Голубоглазый тридцатидвухлетний красавец Полиоркет был во всем антиподом Философа из Сада и являл собой наиболее яркое воплощение того самого, враждебного и неподвластного им внешнего мира, который старались не замечать, поскольку не в их силах было его изменить, Эпикур и его последователи. Щедро одаренный от природы, особенно в военной технике, бесстрашный, уверенный в своем прирожденном превосходстве над прочими смертными, невероятно удачливый, Деметрий во многом напоминал блестящего афинянина Алкивиада, вот так же удивлявшего сто лет назад белый свет своей бесшабашной удалью, везучестью и безразличием ко всему на свете, кроме собственной особы. В отличие от сына Неокла с его «наукой жизни человеческой» сын Антигона не имел ни желания, ни времени на осмысление чего бы то ни было. Вообще как будто бы ни о чем серьезно не задумываясь, он жил широко, своенравно, сумбурно, полагаясь больше на благосклонность судьбы, чем на расчет и предусмотрительность. И жизнь представлялась ему, вероятно, подобной неспокойному, всегда таящему в своих глубинах нечто неведомое и драгоценное морю, а любимым его удовольствием было мчаться в бурю, стоя на палубе своего корабля, подставив лицо навстречу волнам и штормовому ветру.

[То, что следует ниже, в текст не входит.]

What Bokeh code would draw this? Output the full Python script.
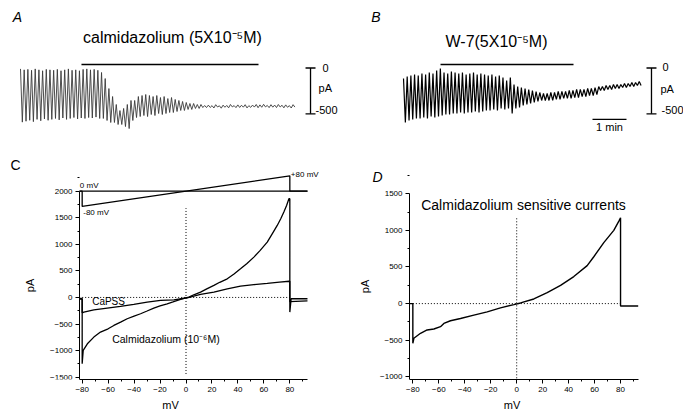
from bokeh.plotting import figure
from bokeh.models import Range1d, Label, FixedTicker
from bokeh.layouts import column, row
from bokeh.embed import file_html
from bokeh.resources import INLINE

FONT = "Liberation Sans"

# ---------------- data: panel A / B oscillation traces (pA per half-cycle) ----
HALF_PERIOD_S = 3.25  # seconds between a peak and the following trough

a_peaks = [-10, -20, -15, -25, -10, -20, -30, -15, -20, -25, -15, -30, -20, -10, -25, -20, -30, -15, -10, -20, -15, -25,
           -49, -115, -224, -311, -398, -464,
           -441, -398, -354,
           -354, -311, -300, -289, -300, -311, -300, -322, -311, -333, -322,
           -343, -354, -365, -376, -387, -387, -398, -398, -409,
           -405, -410, -400, -412, -405, -408, -398, -410, -402, -406, -400, -410, -404, -398, -402, -396, -408, -400,
           -404, -398, -406, -402, -410, -400]
a_troughs = [-590, -580, -570, -585, -560, -575, -555, -570, -560, -550, -565, -545, -560, -550, -540, -555, -545, -550, -540, -545, -535, -550,
             -550, -572, -594, -594, -616, -616,
             -638, -660, -572,
             -540, -529, -518, -529, -507, -518, -496, -507, -496, -485, -485,
             -474, -463, -463, -452, -452, -441, -441, -431, -431,
             -430, -436, -425, -438, -428, -434, -424, -432, -430, -427, -435, -429, -426, -433, -428, -424, -432, -427,
             -431, -425, -434, -428, -436, -426]

b_peaks = [-114, -93, -82, -71, -82, -60, -71, -49, -60, -27,
           -5, -49, -60, -38, -49, -60, -49, -71, -60, -49, -71, -60, -71, -82, -71, -93, -82, -104, -136,
           -104,
           -180, -202, -213, -223, -234, -245, -256, -267, -278,
           -278, -267, -267, -256, -256, -256, -245, -245, -234, -234, -234, -223, -223, -213,
           -202, -202, -191, -191, -180, -180, -180, -169, -169, -158, -158, -147]
b_troughs = [-594, -572, -561, -550, -550, -540, -550, -529, -540, -529,
             -518, -507, -507, -496, -496, -485, -496, -485, -485, -474, -485, -474, -463, -463, -452, -463, -441, -452, -441,
             -496,
             -441, -431, -409, -398, -387, -376, -365, -354, -354,
             -354, -354, -343, -343, -332, -332, -332, -322, -322, -311, -311, -300, -300, -289,
             -245, -245, -234, -234, -223, -223, -213, -213, -202, -202, -191, -191]

drug_a = (107.6, 420.0)      # s, application bar panel A
drug_b = (65.3, 300.0)       # s, application bar panel B
scale_pa = [0, -500]
scale_min_s = 60

# ---------------- data: panel C (I-V curves, mV / pA) ----------------------
calm_mv = [-82, -80, -80, -79.2, -76, -71, -65.9, -60, -55.6, -50, -45.3, -40, -35, -30, -24.8, -20, -14.5,
           -10, -4.2, 2.2, 6, 11.2, 16, 21.5, 26, 31.8, 37, 42, 47, 52.3, 57, 62.6, 67, 70.3, 73, 75.4, 77.5,
           79.3, 80, 80, 81, 93.6]
calm_pa = [-20, -20, -1248, -997, -872, -746, -652, -590, -527, -460, -401, -350, -307, -255, -200, -160, -119,
           -85, -38, 6, 50, 100, 160, 226, 285, 351, 440, 539, 640, 759, 880, 1041, 1220, 1355, 1480, 1606, 1730,
           1857, 1857, -276, -25, -25]
capss_mv = [-82, -80, -80, -78.7, -71, -60.7, -50.5, -40.2, -29.9, -19.6, -9.3, 0.9, 11.2, 21.5, 31.8, 42,
            52.3, 62.6, 72, 79.5, 80, 80, 93.6]
capss_pa = [-30, -30, -290, -276, -232, -200, -169, -132, -88, -56, -44, -6, 56, 100, 163, 213,
            240, 265, 290, 305, 305, -80, -65]
# voltage protocol inset: holding 0 mV, step to -80 mV, ramp to +80 mV, back to 0 mV
proto_x = [-82, -80, -80, 80, 80, 93.6]
proto_mv = [0, 0, -80, 80, 0, 0]

# ---------------- data: panel D (difference current) -------------------------
diff_mv = [-82.5, -80, -80, -79.2, -74.1, -69, -63.8, -58.7, -56.1, -51, -43.3, -33, -22.7, -12.5, -2.2, 3,
           13.2, 23.5, 33.8, 44, 54.3, 59.4, 67.1, 74.8, 78.7, 80, 80, 93.6]
diff_pa = [0, 0, -541, -473, -405, -360, -347, -315, -270, -234, -203, -158, -113, -59, -14, 9,
           63, 149, 248, 369, 518, 640, 833, 1000, 1126, 1171, -32, -32]

c_yticks = [-1500, -1000, -500, 0, 500, 1000, 1500, 2000]
d_yticks = [-1000, -500, 0, 500, 1000, 1500]
iv_xticks = [-80, -60, -40, -20, 0, 20, 40, 60, 80]


def zigzag(peaks, troughs):
    ys = []
    for pk, tr in zip(peaks, troughs):
        ys += [pk, tr]
    xs = [i * HALF_PERIOD_S for i in range(len(ys))]
    return xs, ys


def lab(p, x, y, text, size, align="left", baseline="middle", style="normal"):
    p.add_layout(Label(x=x, y=y, text=text, text_font=FONT, text_font_size=f"{size}px",
                       text_align=align, text_baseline=baseline, text_font_style=style,
                       text_color="black"))


def top_fig(width, x0, x1):
    p = figure(width=width, height=150, x_range=Range1d(x0, x1), y_range=Range1d(-899.25, 735.75),
               output_backend="svg", toolbar_location=None, min_border=0,
               x_axis_location=None, y_axis_location=None)
    p.grid.visible = False
    p.outline_line_color = None
    p.background_fill_color = "white"
    return p


# ---------------- Panel A ----------------
pa = top_fig(340, -35.29, 564.7)
xa, ya = zigzag(a_peaks, a_troughs)
pa.line(xa, ya, line_color="#3a3a3a", line_width=0.9)
pa.line(list(drug_a), [38, 38], line_color="black", line_width=1.3)
sa = 511.8
pa.line([sa, sa], scale_pa, line_color="black", line_width=1.3)
pa.line([sa - 8.8, sa + 8.8], [scale_pa[0]] * 2, line_color="black", line_width=1.3)
pa.line([sa - 8.8, sa + 8.8], [scale_pa[1]] * 2, line_color="black", line_width=1.3)
lab(pa, 532.9, 0, "0", 11)
lab(pa, 525.9, -223, "pA", 11)
lab(pa, 520.6, -458, "-500", 11)
lab(pa, 268.2, 332.5, "calmidazolium (5X10\u207b\u2075M)", 16, align="center")
lab(pa, -5.3, 550.5, "A", 14, align="center", style="italic")

# ---------------- Panel B ----------------
pb = top_fig(343, -111.2, 494.1)
xb, yb = zigzag(b_peaks, b_troughs)
pb.line(xb, yb, line_color="black", line_width=1.2)
pb.line(list(drug_b), [38, 38], line_color="black", line_width=1.3)
sb = 437.6
pb.line([sb, sb], scale_pa, line_color="black", line_width=1.3)
pb.line([sb - 8.8, sb + 8.8], [scale_pa[0]] * 2, line_color="black", line_width=1.3)
pb.line([sb - 8.8, sb + 8.8], [scale_pa[1]] * 2, line_color="black", line_width=1.3)
pb.line([333.5, 333.5 + scale_min_s], [-561, -561], line_color="black", line_width=1.3)
lab(pb, 363.5, -638, "1 min", 11, align="center")
lab(pb, 457.1, 9, "0", 11)
lab(pb, 453.5, -227, "pA", 11)
lab(pb, 455.3, -463, "-500", 11)
lab(pb, 164.1, 288.9, "W-7(5X10\u207b\u2075M)", 16, align="center")
lab(pb, -48.5, 550.5, "B", 14, align="center", style="italic")


def iv_fig(width, xr, yr, xbounds, ybounds, yticks, ystand):
    p = figure(width=width, height=265, x_range=Range1d(*xr), y_range=Range1d(*yr),
               output_backend="svg", toolbar_location=None,
               min_border_left=0, min_border_right=0, min_border_top=0, min_border_bottom=36)
    p.grid.visible = False
    p.outline_line_color = None
    for ax in (p.xaxis[0], p.yaxis[0]):
        ax.axis_line_color = "black"
        ax.axis_line_width = 1
        ax.major_tick_in = 0
        ax.major_tick_out = 4
        ax.minor_tick_in = 0
        ax.minor_tick_out = 2
        ax.major_label_text_font = FONT
        ax.major_label_text_font_size = "8px"
        ax.major_label_text_color = "black"
        ax.major_label_standoff = 3
        ax.axis_label_text_font = FONT
        ax.axis_label_text_font_size = "11px"
        ax.axis_label_text_font_style = "normal"
        ax.axis_label_text_color = "black"
    p.xaxis.ticker = FixedTicker(ticks=iv_xticks, minor_ticks=[-70, -50, -30, -10, 10, 30, 50, 70, 90])
    p.yaxis.ticker = FixedTicker(ticks=yticks, minor_ticks=[t + 250 for t in yticks])
    p.xaxis.bounds = xbounds
    p.yaxis.bounds = ybounds
    p.yaxis.fixed_location = xbounds[0]
    p.xaxis.axis_label = "mV"
    p.yaxis.axis_label = "pA"
    p.xaxis.axis_label_standoff = 4
    p.yaxis.axis_label_standoff = ystand
    return p


# ---------------- Panel C ----------------
pc = iv_fig(340, (-142.93, 119.04), (-1544, 2765), (-82.06, 93.61), (-1544, 2000), c_yticks, 11)
pc.line([-80, 80], [0, 0], line_color="black", line_width=1, line_dash="1 2")
pc.line([0, 0], [-1440, 1680], line_color="black", line_width=1, line_dash="1 2")
pc.line(capss_mv, capss_pa, line_color="black", line_width=1.3)
pc.line(calm_mv, calm_pa, line_color="black", line_width=1.3)
pc.line([-82.06, 93.61], [2000, 2000], line_color="black", line_width=1.3)
pc.line(proto_x, [2000 + v * 3.6 for v in proto_mv], line_color="black", line_width=1.3)
lab(pc, -81.8, 2107, "0 mV", 8)
lab(pc, -79.2, 1604, "-80 mV", 8)
lab(pc, 80.8, 2314, "+80 mV", 8)
lab(pc, -72.3, -85, "CaPSS", 10)
lab(pc, -56.9, -778, "Calmidazolium (10\u207b\u2076M)", 10.5)
lab(pc, -131.4, 2483, "C", 14, align="center")

# ---------------- Panel D ----------------
pd_ = iv_fig(343, (-135.73, 128.5), (-1036, 2090), (-82.57, 93.6), (-1036, 1500), d_yticks, 6)
pd_.line([-80, 80], [0, 0], line_color="black", line_width=1, line_dash="1 2")
pd_.line([0, 0], [-1020, 1171], line_color="black", line_width=1, line_dash="1 2")
pd_.line(diff_mv, diff_pa, line_color="black", line_width=1.4)
lab(pd_, 5.26, 1347, "Calmidazolium sensitive currents", 14, align="center")
lab(pd_, -107.2, 1725, "D", 14, align="center", style="italic")

layout = column(row(pa, pb, spacing=0), row(pc, pd_, spacing=0), spacing=0)
open("out.html", "w").write(file_html(layout, INLINE))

Преклонявшийся перед непобедимым Александром, Деметрий мечтал сравняться с ним в подвигах, старался во всем ему подражать и даже голову держал слегка «склонной» вправо, как на знаменитой статуе Македонского, созданной Лисиппом. Однако в отличие от великого сына Филиппа ничто не занимало надолго ум Полиоркета, и у него не было, в сущности, никакой единой идеи и цели, хотя сначала его как будто бы привлекала мысль о возрождении Эллады. Но и эта благая мысль несколько затерялась со временем среди сменявших друг друга успехов и неудач его сумбурной политики, напоминавшей скорее некую азартную игру, чем продуманные и целенаправленные действия государственного мужа. И, пребывая почти постоянно в состоянии эйфории, блистательный сын Антигона Одноглазого до конца своих дней оставался тем же самым, не внемлющим ничьим советам, ни голосу рассудка, ни велению обстоятельств. Не впадая в особое уныние, переносил перемены судьбы, словно и вправду играл всю жизнь в какую-то большую, забавную, хотя временами и рискованную игру, не задевавшую, впрочем, его истинной сущности. Поэтому, перешагивая через временные неудачи, он вновь и вновь находил в себе силы для побед.